Bridge Magazine Coverage of Third Party Candidates



Jennifer Kurland, 37

Background: Wayne County Radio show host

Party: Green Party

At age 19, Kurland became immersed in environmental issues as a canvasser and field manager for Clean Water Action. That focus drives her campaign today for governor.

“I am the only Green Party candidate who has actively campaigned for this office,” Kurland told Bridge Magazine. She said she’s been putting in 40 to 50 hours a week on candidate forums and grassroots appearances.

“We are only going to get bigger.”

Kurland’s stands:

On power sources: “We must completely transition over to clean, green, renewable energy,” she told the League of Women Voters. “We can fully meet our energy needs with wind, solar, and hydropower. We must charge the full cost of pollution permits to include the health effects to the public, cleanup, and require full disclosure of all chemicals and pollutants released.”

Michigan generates just 10 percent of its electricity from renewable sources, so that leaves her goal a long ways off.

Enbridge Line 5: “We must immediately shut down and decommission Enbridge Line 5, and halt all current pipeline projects for future, stringent environmental assessments before future approvals or completion of any pipeline projects.”

Economic development: “We must increase the minimum wage to $15-an-hour immediately, and permanently fix the minimum wage to other indicators like inflation, housing, and food costs.
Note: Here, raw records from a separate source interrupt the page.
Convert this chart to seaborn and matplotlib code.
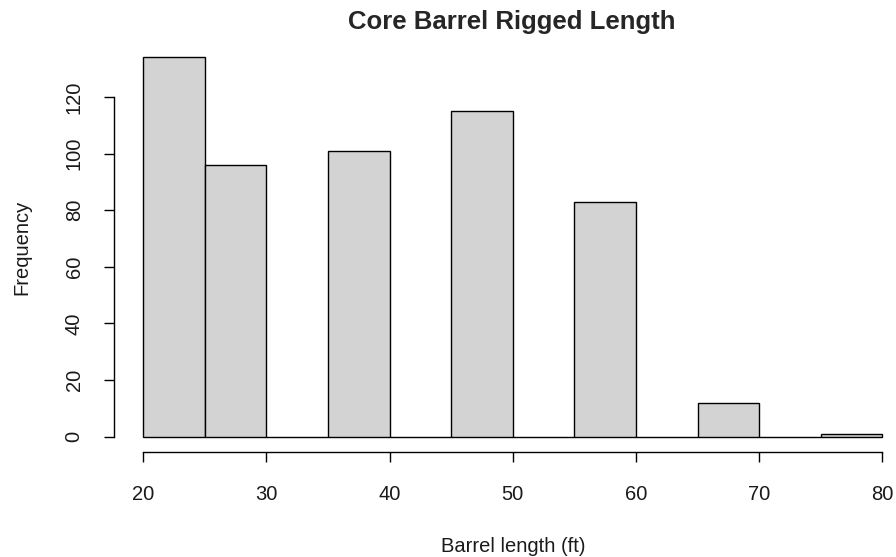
import numpy as np
import pandas as pd
import seaborn as sns
import matplotlib.pyplot as plt

# histogram bins (ft) and counts
bin_edges = [20, 25, 30, 35, 40, 45, 50, 55, 60, 65, 70, 75, 80]
counts = [134, 96, 0, 101, 0, 115, 0, 83, 0, 12, 0, 1]
x_ticks = [20, 30, 40, 50, 60, 70, 80]
y_ticks = [0, 20, 40, 60, 80, 100, 120]

mids = [(a + b) / 2 for a, b in zip(bin_edges[:-1], bin_edges[1:])]
df = pd.DataFrame({'length': mids, 'n': counts})

sns.set_style('white')
plt.rcParams['font.family'] = ['Liberation Sans', 'DejaVu Sans']

fig = plt.figure(figsize=(8.96, 5.57), dpi=100)
ax = fig.add_axes([113.5 / 896, 1 - 452 / 557, (912 - 113.5) / 896, (452 - 42) / 557])

sns.histplot(data=df, x='length', weights='n', bins=bin_edges, ax=ax,
             color='#d3d3d3', edgecolor='black', linewidth=1.0, alpha=1)

ax.set_xlim(17.6, 82.4)
ax.set_ylim(-5.36, 139.36)
for s in ['top', 'right']:
    ax.spines[s].set_visible(False)
for s in ['left', 'bottom']:
    ax.spines[s].set_color('black')
    ax.spines[s].set_linewidth(1.0)
ax.spines['left'].set_bounds(0, 120)
ax.spines['bottom'].set_bounds(20, 80)

ax.set_xticks(x_ticks)
ax.set_yticks(y_ticks)
ax.tick_params(axis='both', direction='out', length=7.5, width=1, color='black',
               labelsize=14.5, labelcolor='#1a1a1a', bottom=True, left=True)
ax.tick_params(axis='x', pad=16)
ax.tick_params(axis='y', pad=14)
for lab in ax.get_yticklabels():
    lab.set_rotation(90)
    lab.set_va('center')

ax.set_xlabel('Barrel length (ft)', fontsize=14.5, color='#1a1a1a', labelpad=24)
ax.set_ylabel('Frequency', fontsize=14.5, color='#1a1a1a', labelpad=24)
fig.text(512 / 896, 1 - 22.5 / 557, 'Core Barrel Rigged Length', ha='center', va='center',
         fontsize=18.5, fontweight='bold')

fig.savefig('out.png', dpi=100)
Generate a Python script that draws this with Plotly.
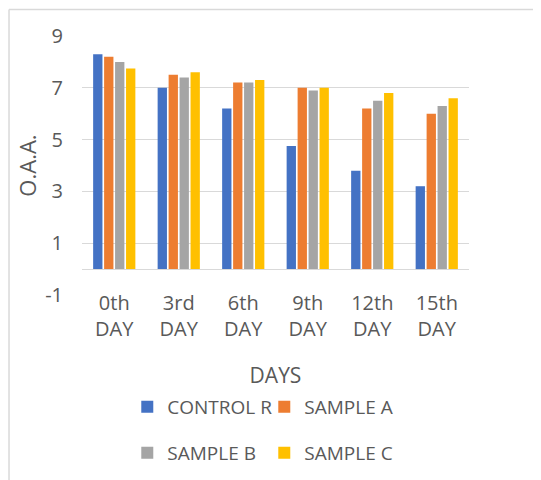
import plotly.graph_objects as go

days = ["0th<br>DAY", "3rd<br>DAY", "6th<br>DAY", "9th<br>DAY", "12th<br>DAY", "15th<br>DAY"]
control_r = [8.3, 7.0, 6.2, 4.75, 3.8, 3.2]
sample_a = [8.2, 7.5, 7.2, 7.0, 6.2, 6.0]
sample_b = [8.0, 7.4, 7.2, 6.9, 6.5, 6.3]
sample_c = [7.75, 7.6, 7.3, 7.0, 6.8, 6.6]
y_ticks = [-1, 1, 3, 5, 7, 9]
y_tick_labels = ["-1", "1", "3", "5", "7", "9"]

series = [
    ("CONTROL R", control_r, "#4472C4", "legend"),
    ("SAMPLE A", sample_a, "#ED7D31", "legend"),
    ("SAMPLE B", sample_b, "#A5A5A5", "legend2"),
    ("SAMPLE C", sample_c, "#FFC000", "legend2"),
]

txt = "#595959"
grid = "#D9D9D9"
font = "Open Sans"

fig = go.Figure()
for name, vals, color, lg in series:
    fig.add_trace(go.Bar(x=days, y=vals, name=name, marker=dict(color=color, line=dict(width=0)),
                         legend=lg))

legend_common = dict(orientation="h", font=dict(family=font, size=19, color=txt),
                     entrywidth=92, entrywidthmode="pixels", bgcolor="rgba(0,0,0,0)",
                     xanchor="left", yanchor="middle", tracegroupgap=0)

# the page body adds an 8px offset, so margins are reduced by 8 on left/top
fig.update_layout(
    width=541, height=480,
    margin=dict(l=74, r=80, t=28, b=193, autoexpand=False),
    paper_bgcolor="white", plot_bgcolor="white",
    font=dict(family=font, color=txt, size=20),
    barmode="group", bargap=0.32, bargroupgap=0.15,
    showlegend=True,
    legend=dict(x=0.117, y=-0.432, **legend_common),
    legend2=dict(x=0.117, y=-0.610, **legend_common),
    xaxis=dict(
        automargin=False,
        showgrid=False, showline=False, ticks="", ticklabelstandoff=-6,
        tickfont=dict(family=font, size=20, color=txt),
        title=dict(text="DAYS", font=dict(family=font, size=21, color=txt), standoff=27),
    ),
    yaxis=dict(
        automargin=False,
        range=[-1, 9], tickvals=y_ticks, ticktext=y_tick_labels,
        showgrid=True, gridcolor=grid, gridwidth=1.3,
        zeroline=True, zerolinecolor=grid, zerolinewidth=1.3,
        showline=False, ticks="", ticklabelstandoff=18,
        tickfont=dict(family=font, size=20, color=txt),
        title=dict(text="O.A.A.", font=dict(family=font, size=22, color=txt), standoff=2),
    ),
    shapes=[
        dict(type="line", xref="paper", yref="paper", x0=-0.1886, x1=2, y0=1.102, y1=1.102,
             line=dict(color=grid, width=1.5), layer="below"),
        dict(type="line", xref="paper", yref="paper", x0=-0.1886, x1=-0.1886, y0=1.102, y1=-2,
             line=dict(color=grid, width=1.5), layer="below"),
    ],
)

fig.write_html("out.html")
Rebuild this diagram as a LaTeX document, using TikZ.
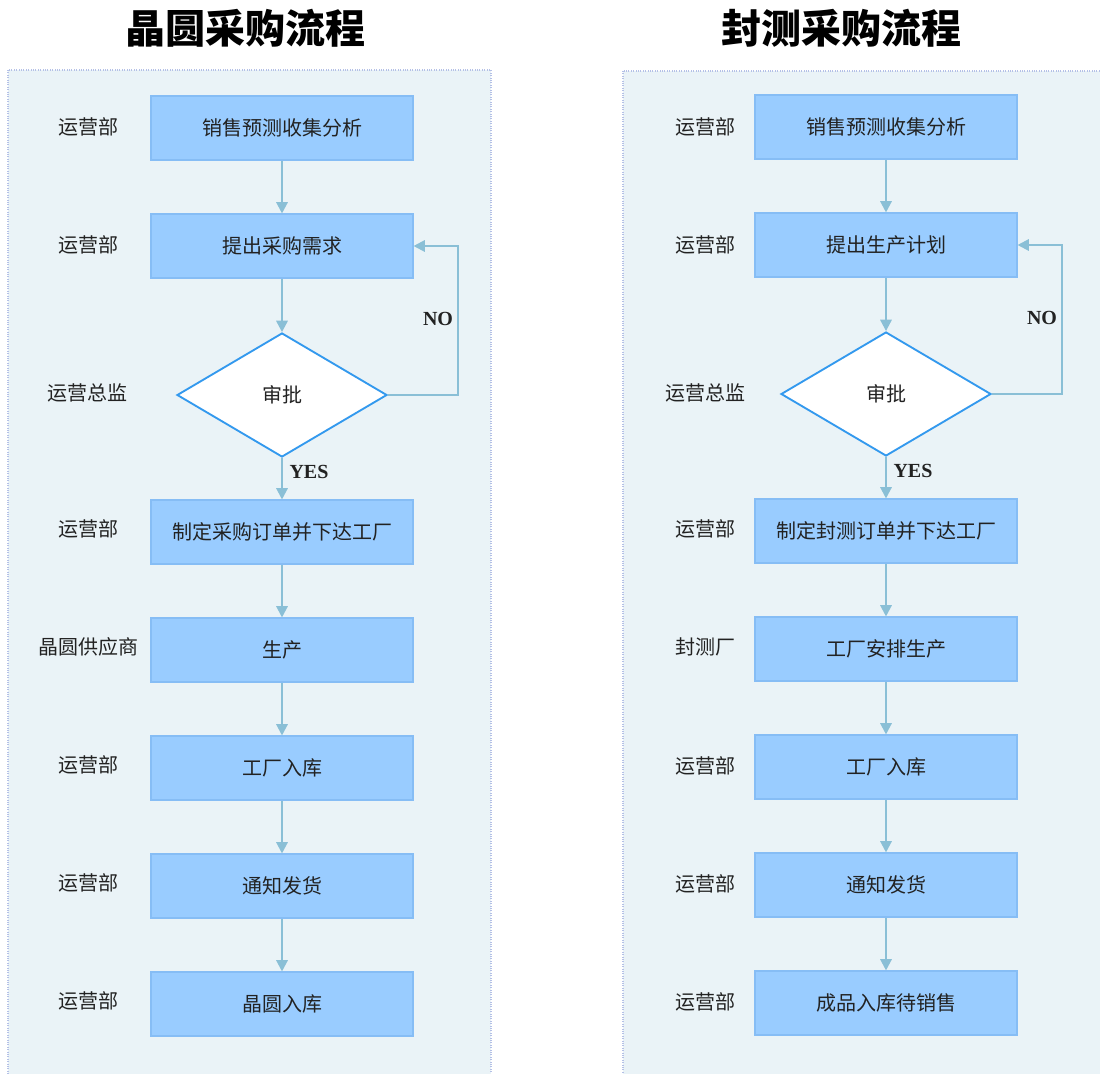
\documentclass[tikz,border=0pt]{standalone}
\usepackage{fontspec}
\setmainfont{Liberation Serif}
\newfontfamily\cjk{Noto Sans CJK SC}
\usetikzlibrary{shapes.geometric,arrows.meta}
\definecolor{panelfill}{HTML}{EAF3F7}
\definecolor{paneldraw}{HTML}{B4C0E6}
\definecolor{boxfill}{HTML}{99CCFF}
\definecolor{boxdraw}{HTML}{86BDF5}
\definecolor{arrowc}{HTML}{8ABFD6}
\definecolor{diadraw}{HTML}{3399EE}
\definecolor{txt}{HTML}{222222}
\tikzset{
  panel/.style={fill=panelfill,draw=paneldraw,densely dotted,line width=0.8pt},
  stepbox/.style={rectangle,fill=boxfill,draw=boxdraw,line width=0.8pt,minimum width=196.5pt,minimum height=48pt,inner sep=0pt,font=\cjk\fontsize{15}{17}\selectfont,text=txt},
  decide/.style={diamond,fill=white,draw=diadraw,line width=1.4pt,minimum width=157.5pt,minimum height=93pt,aspect=1.7,inner sep=0pt,font=\cjk\fontsize{15}{17}\selectfont,text=txt},
  role/.style={font=\cjk\fontsize{15}{17}\selectfont,text=txt,inner sep=0pt},
  flow/.style={draw=arrowc,line width=1.6pt,-{Triangle[length=8.5pt,width=8.5pt]}},
  yn/.style={font=\bfseries\fontsize{15}{17}\selectfont,text=txt,inner sep=0pt},
  ttl/.style={font=\cjk\bfseries\fontsize{30}{34}\selectfont,text=black,inner sep=0pt}
}
\begin{document}
\begin{tikzpicture}[x=0.75pt,y=-0.75pt]
\clip (0,0) rectangle (1100,1074);
\fill[white] (0,0) rectangle (1100,1074);
% titles
\node[ttl] (t1) at (245,28) {晶圆采购流程};
\node[ttl] (t2) at (841,28) {封测采购流程};
% panels
\draw[panel] (8,70) rectangle (491,1100);
\draw[panel] (623,71) rectangle (1120,1100);
% ---------- left ----------
\node[stepbox] (a1) at (282,128) {销售预测收集分析};
\node[stepbox] (a2) at (282,246) {提出采购需求};
\node[decide]  (ad) at (282,395) {审批};
\node[stepbox] (a3) at (282,532) {制定采购订单并下达工厂};
\node[stepbox] (a4) at (282,650) {生产};
\node[stepbox] (a5) at (282,768) {工厂入库};
\node[stepbox] (a6) at (282,886) {通知发货};
\node[stepbox] (a7) at (282,1004) {晶圆入库};
\node[role] (ar1) at (88,127) {运营部};
\node[role] (ar2) at (88,245) {运营部};
\node[role] (ard) at (87,393) {运营总监};
\node[role] (ar3) at (88,529) {运营部};
\node[role] (ar4) at (88,647) {晶圆供应商};
\node[role] (ar5) at (88,765) {运营部};
\node[role] (ar6) at (88,883) {运营部};
\node[role] (ar7) at (88,1001) {运营部};
\draw[flow] (a1) -- (a2);
\draw[flow] (a2) -- (ad);
\draw[flow] (ad) -- (a3);
\draw[flow] (a3) -- (a4);
\draw[flow] (a4) -- (a5);
\draw[flow] (a5) -- (a6);
\draw[flow] (a6) -- (a7);
\draw[flow] (ad.east) -- ++(70,0) coordinate (ac) |- (a2.east);
\node[yn] (ano) at (438,319) {NO};
\node[yn] (ayes) at (309,472) {YES};
% ---------- right ----------
\node[stepbox] (b1) at (886,127) {销售预测收集分析};
\node[stepbox] (b2) at (886,245) {提出生产计划};
\node[decide]  (bd) at (886,394) {审批};
\node[stepbox] (b3) at (886,531) {制定封测订单并下达工厂};
\node[stepbox] (b4) at (886,649) {工厂安排生产};
\node[stepbox] (b5) at (886,767) {工厂入库};
\node[stepbox] (b6) at (886,885) {通知发货};
\node[stepbox] (b7) at (886,1003) {成品入库待销售};
\node[role] (br1) at (705,127) {运营部};
\node[role] (br2) at (705,245) {运营部};
\node[role] (brd) at (705,393) {运营总监};
\node[role] (br3) at (705,529) {运营部};
\node[role] (br4) at (705,647) {封测厂};
\node[role] (br5) at (705,766) {运营部};
\node[role] (br6) at (705,884) {运营部};
\node[role] (br7) at (705,1002) {运营部};
\draw[flow] (b1) -- (b2);
\draw[flow] (b2) -- (bd);
\draw[flow] (bd) -- (b3);
\draw[flow] (b3) -- (b4);
\draw[flow] (b4) -- (b5);
\draw[flow] (b5) -- (b6);
\draw[flow] (b6) -- (b7);
\draw[flow] (bd.east) -- ++(70,0) coordinate (bc) |- (b2.east);
\node[yn] (bno) at (1042,318) {NO};
\node[yn] (byes) at (913,471) {YES};
\end{tikzpicture}
\end{document}
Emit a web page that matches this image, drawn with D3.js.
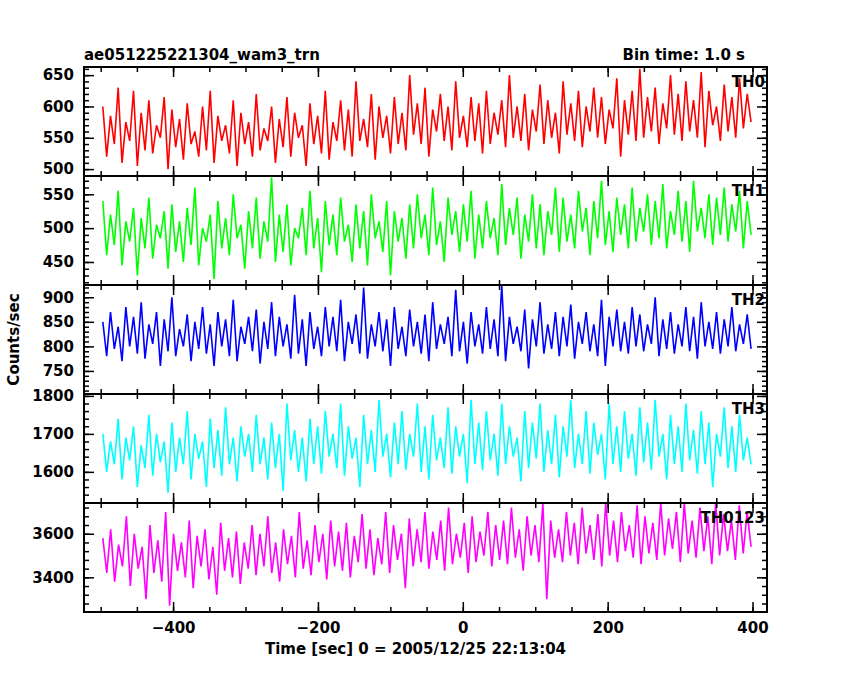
<!DOCTYPE html>
<html><head><meta charset="utf-8">
<script src="https://cdn.jsdelivr.net/npm/d3@7"></script>
<style>body{margin:0;background:#fff}text{font-family:"DejaVu Sans",sans-serif;font-weight:bold;fill:#000}</style>
</head><body><svg id="app" width="850" height="680"></svg>
<script>
// band names, colours, y ranges and ticks
const names = ["TH0", "TH1", "TH2", "TH3", "TH0123"];
const colors = ["#ff0000", "#00ff00", "#0000ff", "#00ffff", "#ff00ff"];
const yDomains = [[489, 663], [416, 577], [703, 925], [1518, 1805], [3241, 3741]];
const yTicks = [[500, 550, 600, 650], [450, 500, 550], [750, 800, 850, 900], [1600, 1700, 1800], [3400, 3600]];
const yMinor = [10, 10, 10, 20, 40];
const xTicks = [-400, -200, 0, 200, 400];
const tStart = -497, tEnd = 398;

// count rates (evenly spaced samples)
const th0 = [600,520,585,540,630,510,575,545,625,505,590,530,610,525,570,550,615,500,595,535,
580,515,605,540,560,520,600,530,625,510,585,545,570,525,610,505,590,540,575,520,
620,530,565,545,600,510,580,535,615,520,590,550,570,505,605,540,585,525,625,515,
575,545,610,530,595,520,640,545,580,535,620,515,600,550,585,525,615,540,590,530,
650,555,605,540,630,520,595,560,620,545,600,530,640,550,585,535,615,545,605,525,
625,540,590,555,610,535,650,550,600,545,620,530,595,560,635,540,610,550,590,525,
640,555,605,545,625,535,600,560,630,550,615,540,595,565,645,520,610,555,625,545,
660,550,615,560,630,540,605,565,650,555,620,545,640,560,610,550,655,535,625,570,
600,545,635,560,615,550,645,565,620,575];
const th1 = [540,460,520,475,555,445,510,480,530,430,515,470,545,455,505,485,525,440,535,465,
510,450,530,475,560,445,500,480,520,425,540,470,515,460,550,485,505,440,525,470,
545,455,510,480,575,450,520,465,535,445,500,485,530,460,555,470,515,435,540,475,
520,460,545,480,505,450,535,470,525,445,550,485,510,465,540,430,525,480,515,455,
535,470,550,485,520,460,560,475,510,450,545,490,525,465,535,480,555,455,520,470,
540,485,515,460,565,475,530,490,545,455,520,480,550,470,535,460,525,490,560,465,
545,480,520,470,555,495,530,460,540,485,570,475,525,465,545,490,535,470,560,480,
530,495,550,475,540,485,565,470,525,490,555,480,540,465,570,495,530,485,550,475,
545,490,560,480,535,495,555,470,540,490];
const th2 = [850,780,870,795,840,770,880,800,860,785,890,775,845,805,870,760,855,790,900,780,
835,800,865,770,850,795,880,785,845,760,870,800,855,780,895,770,840,805,860,790,
875,765,850,795,890,780,860,800,845,775,905,785,855,760,870,795,840,780,880,800,
860,790,895,770,850,805,865,785,920,775,845,800,870,790,855,760,880,795,840,780,
875,800,850,785,865,770,890,795,845,805,860,780,915,790,850,765,870,800,845,785,
880,795,855,780,925,770,860,805,840,790,875,755,855,800,890,785,845,795,870,780,
860,800,885,775,850,805,870,790,845,780,895,760,860,800,875,790,850,785,880,800,
865,790,845,805,900,780,855,795,870,785,845,800,880,790,860,775,890,800,850,795,
870,785,855,800,880,790,845,805,865,795];
const th3 = [1700,1600,1680,1620,1740,1580,1690,1630,1720,1560,1670,1610,1750,1590,1700,1625,1680,1545,1730,1600,
1690,1620,1760,1580,1700,1635,1680,1560,1740,1610,1710,1590,1770,1620,1690,1575,1720,1640,1700,1600,
1750,1620,1690,1580,1730,1610,1700,1550,1780,1630,1710,1600,1690,1575,1740,1620,1720,1595,1760,1640,
1700,1610,1780,1590,1720,1635,1690,1560,1750,1620,1710,1600,1790,1640,1700,1585,1730,1620,1760,1605,
1700,1640,1780,1600,1720,1580,1750,1630,1690,1610,1770,1595,1720,1640,1700,1570,1790,1620,1730,1605,
1760,1630,1700,1590,1780,1620,1720,1640,1690,1575,1760,1610,1730,1635,1780,1600,1710,1620,1750,1585,
1720,1640,1790,1610,1700,1620,1760,1595,1730,1645,1700,1580,1780,1620,1720,1600,1760,1635,1700,1590,
1770,1625,1730,1605,1790,1640,1700,1580,1750,1620,1720,1600,1780,1630,1710,1595,1760,1620,1730,1560,
1700,1640,1770,1610,1720,1600,1750,1630,1690,1620];
const th0123 = [3580,3420,3620,3380,3550,3450,3680,3360,3600,3440,3540,3300,3640,3420,3570,3380,3700,3270,3600,3430,
3560,3400,3660,3350,3590,3450,3620,3390,3540,3320,3650,3430,3580,3400,3610,3370,3560,3440,3640,3410,
3600,3450,3680,3420,3560,3380,3620,3460,3590,3400,3700,3440,3570,3410,3640,3470,3600,3390,3660,3450,
3610,3430,3650,3400,3590,3470,3690,3440,3620,3410,3580,3460,3700,3420,3640,3480,3600,3350,3670,3450,
3620,3470,3700,3440,3610,3480,3660,3430,3720,3460,3600,3490,3650,3420,3680,3470,3610,3500,3700,3450,
3640,3480,3660,3460,3720,3490,3620,3430,3680,3500,3640,3470,3740,3300,3660,3490,3620,3470,3700,3500,
3650,3460,3720,3510,3640,3480,3690,3450,3740,3500,3660,3470,3700,3520,3640,3490,3730,3460,3680,3510,
3650,3480,3740,3500,3670,3530,3700,3470,3740,3510,3660,3490,3720,3520,3680,3460,3740,3500,3690,3520,
3660,3480,3730,3510,3700,3540];
const series = [th0, th1, th2, th3, th0123];

const LEFT = 84, RIGHT = 767, TOP = 67, BOTTOM = 612;
const PH = (BOTTOM - TOP) / 5;
const svg = d3.select("#app");

const x = d3.scaleLinear().domain([-523, 420]).range([LEFT, RIGHT]);

svg.append("defs").append("clipPath").attr("id", "clip")
  .append("rect").attr("x", LEFT).attr("y", 0).attr("width", RIGHT - LEFT).attr("height", PH);

series.forEach((vals, k) => {
  const top = TOP + k * PH;
  const g = svg.append("g").attr("transform", `translate(0,${top})`);
  const y = d3.scaleLinear().domain(yDomains[k]).range([PH, 0]);
  const t = d3.scaleLinear().domain([0, vals.length - 1]).range([tStart, tEnd]);
  const pts = vals.map((v, i) => [t(i), v]);
  const line = d3.line().x(d => x(d[0])).y(d => y(d[1]));
  g.append("path").datum(pts).attr("clip-path", "url(#clip)")
    .attr("d", line).attr("fill", "none").attr("stroke", colors[k]).attr("stroke-width", 1.6);

  // y ticks on both sides
  const minor = d3.range(Math.ceil(yDomains[k][0] / yMinor[k]) * yMinor[k], yDomains[k][1], yMinor[k]);
  const yl = d3.axisRight(y).tickValues(yTicks[k]).tickSize(10).tickFormat(d3.format("d"));
  const ylMin = d3.axisRight(y).tickValues(minor).tickSize(5).tickFormat("");
  const yr = d3.axisLeft(y).tickValues(yTicks[k]).tickSize(10).tickFormat("");
  const yrMin = d3.axisLeft(y).tickValues(minor).tickSize(5).tickFormat("");
  const gl = g.append("g").attr("transform", `translate(${LEFT},0)`).call(yl);
  gl.selectAll("text").attr("x", -10).attr("text-anchor", "end").style("font-size", "15px");
  g.append("g").attr("transform", `translate(${LEFT},0)`).call(ylMin);
  g.append("g").attr("transform", `translate(${RIGHT},0)`).call(yr);
  g.append("g").attr("transform", `translate(${RIGHT},0)`).call(yrMin);

  // x ticks at top and bottom of each panel
  const xMinor = d3.range(-500, 401, 50);
  g.append("g").call(d3.axisBottom(x).tickValues(xTicks).tickSize(10).tickFormat(""));
  g.append("g").call(d3.axisBottom(x).tickValues(xMinor).tickSize(5).tickFormat(""));
  g.append("g").attr("transform", `translate(0,${PH})`).call(d3.axisTop(x).tickValues(xTicks).tickSize(10).tickFormat(""));
  g.append("g").attr("transform", `translate(0,${PH})`).call(d3.axisTop(x).tickValues(xMinor).tickSize(5).tickFormat(""));

  g.selectAll(".domain").remove();
  g.selectAll(".tick line").attr("stroke", "#000").attr("stroke-width", 1.5);
  g.append("rect").attr("x", LEFT).attr("y", 0).attr("width", RIGHT - LEFT).attr("height", PH)
    .attr("fill", "none").attr("stroke", "#000").attr("stroke-width", 2);

  g.append("text").attr("x", RIGHT - 2).attr("y", 20).attr("text-anchor", "end")
    .style("font-size", "15px").text(names[k]);
});

// bottom axis labels
const xb = svg.append("g").attr("transform", `translate(0,${BOTTOM})`)
  .call(d3.axisBottom(x).tickValues(xTicks).tickSize(0).tickPadding(10).tickFormat(d3.format("d")));
xb.select(".domain").remove();
xb.selectAll("text").style("font-size", "15px");

svg.append("text").attr("x", LEFT).attr("y", 60).style("font-size", "15px").text("ae051225221304_wam3_trn");
svg.append("text").attr("x", 745).attr("y", 60).attr("text-anchor", "end").style("font-size", "15px").text("Bin time: 1.0 s");
svg.append("text").attr("x", (LEFT + RIGHT) / 2 - 10).attr("y", 654).attr("text-anchor", "middle")
  .style("font-size", "15px").text("Time [sec] 0 = 2005/12/25 22:13:04");
svg.append("text").attr("transform", `translate(19,${(TOP + BOTTOM) / 2}) rotate(-90)`)
  .attr("text-anchor", "middle").style("font-size", "15px").text("Counts/sec");
</script></body></html>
Climate change is real and green jobs are the jobs of the future. We can put our tradespeople to work making wind farms, solar panels, and becoming innovators of hydro power.”

Civil rights: “We must give the Michigan Civil Rights Commission teeth. This includes expanding Elliot Larson to include all LGBTQIA citizens, and the ability to have some level of enforcement capabilities.”

Criminal justice: “We must end the drug war, end the cash bail system, and transform our prisons and police policies to those of community policing.”

Education: “We need to make public colleges and universities free to any Michigander who wants to further their education,” she states on her campaign website. “The entire state should be a ‘promise zone’”.

It’s unclear how Kurland would fund a free college plan, estimated in 2013 to cost about $1.8 billion a year.

“Once we end the drug war and reform our prison system, we will have additional money already allocated in the budget that should go to public education,” she stated.

On K-12 education, she adds: “There must be an end to for-profit charter schools.”